Consider the Hom scheme $X=Hom(\mathbb P^1, \mathbb P^1)$ over an algebraically closed field $k$. Using deformation theory, I think we can show locally at a point representing a degree $n$ morphism, $X$ is smooth of dimension $2n+1$.
So if we consider the subscheme $X_n$ of $X$ consist of degree $n$ morphisms, it has a natural action by $X_1 \times X_1=Aut(\mathbb P^1) \times Aut(\mathbb P^1)= PGL(2) \times PGL(2)$ by composing morphism from left and right sides.
The question: is $X_n$ affine and connected? What is the quotient $X_n/PGL(2) \times PGL(2)$ ?
To give a map $\mathbb{P}^1 \to \mathbb{P}^1$ of degree $n$ is equivalent to giving a pair of two homogeneous polynomials of degree $n$ in two variables up to constant without common linear factors. This means that $X_n$ is an open subset of $$ \bar{X}_n = \mathbb{P}^{2n+1}. $$ This space $\bar{X}_n$ is called the space of quasimaps or the Drinfeld compactification of the space of maps.

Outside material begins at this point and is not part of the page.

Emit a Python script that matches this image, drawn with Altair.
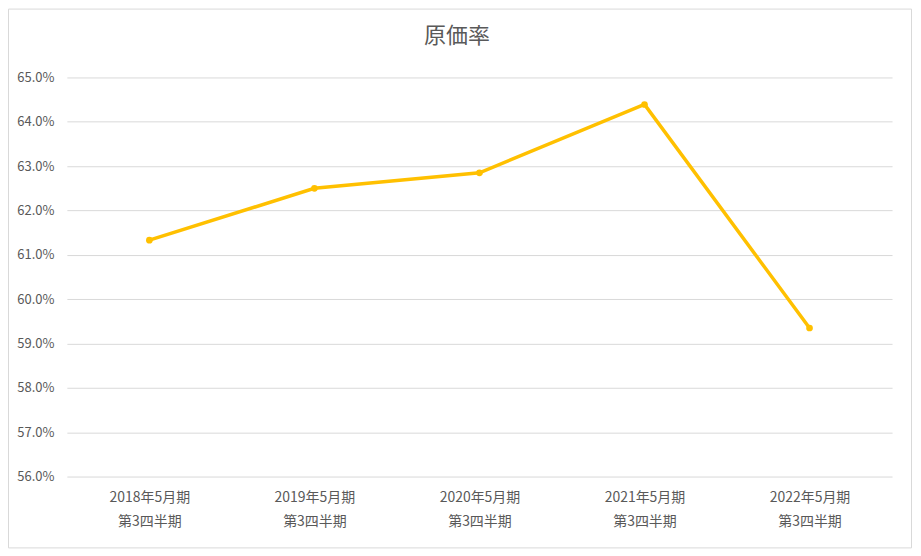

Furthermore, it is clear that $\bar{X}_n \setminus X_n$ is the discriminant (of two polynomials) hypersurface, or equivalently the image of the natural map $$ \bar{X}_{n-1} \times \mathbb{P}^1 \to \bar{X}_n $$ that takes a pair of polynomials of degree $n-1$ and multiplies them by a common linear factor.
All this shows that $X_n$ is smooth and affine.
If $U$ and $V$ are two vector spaces of dimension 2 so that the source of the maps is $P(U)$ and the target is $P(V)$ then $$ \bar{X}_n = \mathbb{P}(V \otimes S^nU^*). $$ This isomorphism is $PGL(U) \times PGL(V)$-equivariant.